Fans and cinephiles well know the story about how Kubrick pulled all prints of his 1953 debut feature Fear and Desire from circulation. Referrng to it as "inept and pretentious", he genuinely wanted to prevent anyone from seeing it. He didn't entirely succeed, and a few prints still exist, including one at the George Eastman House in Rochester, NY. Though Filmbrain doesn't support the idea of removing works from the public eye, he can understand why Kubrick would want to make this one disappear. Though made the same year as the exceptional short Day of the Fight (review here), there's not a whole lot to praise in Fear and Desire. The film, which takes place in an imaginary time, during an imaginary war, finds a group of soldiers who are trapped behind enemy lines, and details their plan of escape. Filmbrain isn't going to mince words -- it's bad. Film-school bad. First off there is the screenplay, which, as Kubrick says, is indeed pretentious. Too much of the dialog is stream of consciousness -- we hear the overlapped internal monologues of the individual soldiers -- but it is a far cry from The Thin Red Line. These are the kind of pseudo-philosophical lines we all wrote at nineteen that we thought were brilliant. But weren't. Then there is the acting, especially the over-the-top performance by future director Paul Mazursky. Left alone with a woman the soldiers have abducted, Mazursky goes into a pitiful monologue that ends with him turning into a cackling madman -- it's almost too embarrassing to watch. The over-zealous editing is full of quick cuts for no good reason, while at other times the scenes feel oddly incomplete. What can be praised about the film is Kubrick's eye. There are some wonderful shots, several of which he would reuse in later films. (The photo in the middle, above, looks very much like a shot of General Jack D. Ripper from Dr. Strangelove). There's a fight sequence that has close-ups of hands clutching straw as the men are being beaten that is very effective, and the final shots on the river (top right) are quite haunting. Yet in the end, this is a film only for hardcore Kubrick completists. Filmbrain hopes that one day Christiane Kubrick will allow Fear and Desire, and all of the shorts, to get a proper release. |
"Film-school bad."
Excuse me?
Posted by: Matt | 2004.07.15 at 06:30 PM
Oops....[pulling foot out of mouth].
Was afraid that would ruffle some feathers.

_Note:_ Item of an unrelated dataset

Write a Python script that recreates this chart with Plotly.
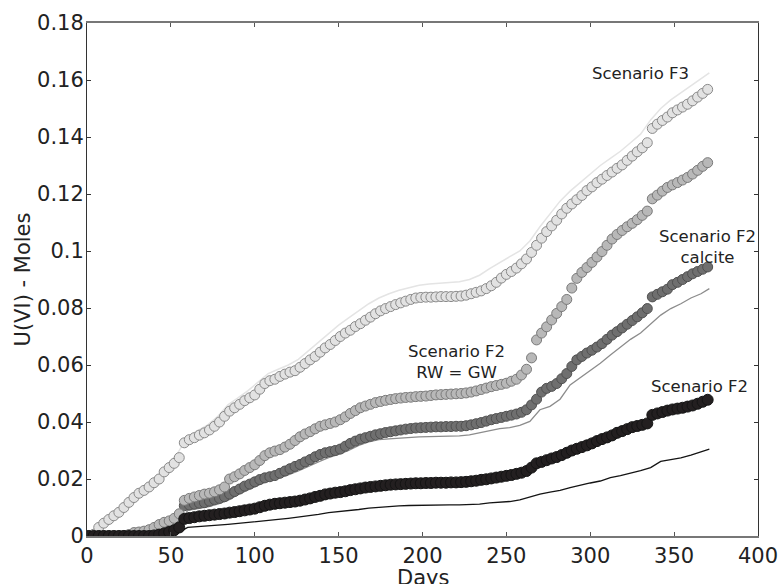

Of course I was referring to those fly-by-night film schools where individuals feel that they can make a film after 12 weeks of study.
(Kubrick never went to film school.)
My aplogies, Matt.
Posted by: Filmbrain | 2004.07.15 at 08:18 PM
Don't worry. Like you, I was only kidding.
Posted by: Matt | 2004.07.16 at 01:59 AM
I briefly mentioned Fear and Desire in a short essay about Tarkovsky's Ivan's Childhood, and my comments mirror yours pretty closely:
There’s often a refreshing fearlessness in the works of those artists who are still seeking a voice, who haven’t yet learned the rules and mastered the fundamentals. But that fearlessness is often matched by a naïve worldview and reckless ambition. Actually, in Kubrick’s case, I would go so far as to call that ambition hubris, as he and co-screenwriter Howard Sackler — who, like Kubrick was only in his mid-20s at the time — set out on a shoestring budget to make a film about “the two greatest motivating forces in human history,” or some such nonsense. Set in a fictional, dreamlike landscape amid a fictional, dreamlike conflict, Fear and Desire is a war picture drowning in banal allegory, notable only for its notoriety and for the occasional startling image that hints at all that would come in Kubrick’s five-decade career. I’m glad I saw it. Once.
Posted by: Darren | 2004.07.16 at 08:56 AM
The girl in the photo is Virginia Leith - who was brilliant and unforgetable as "Jan-in-the-pan" in THE BRAIN THAT WOULDN'T DIE. She was also in Gerd Oswald's A KISS BEFORE DYING (1956). Kudos to Kubrick for discovering her. How was she in FEAR AND DESIRE?
Posted by: cjk | 2004.07.16 at 10:20 PM
That's "Jan-in-the-pan"? Too funny.
Hard to say how her performance is. She's tied to a tree and has to look frightened -- she does that pretty well, I guess.
I don't recall if she has any lines.
Posted by: Filmbrain | 2004.07.19 at 11:41 AM
I should add -- her acting is far better than any of the soldiers!
Posted by: Filmbrain | 2004.07.19 at 11:42 AM
Does any one have a copy of Kubrick's 'Day of the Fight'? Do you know where I can get it? I'd be willing to pay an appropriate fee. Thank you!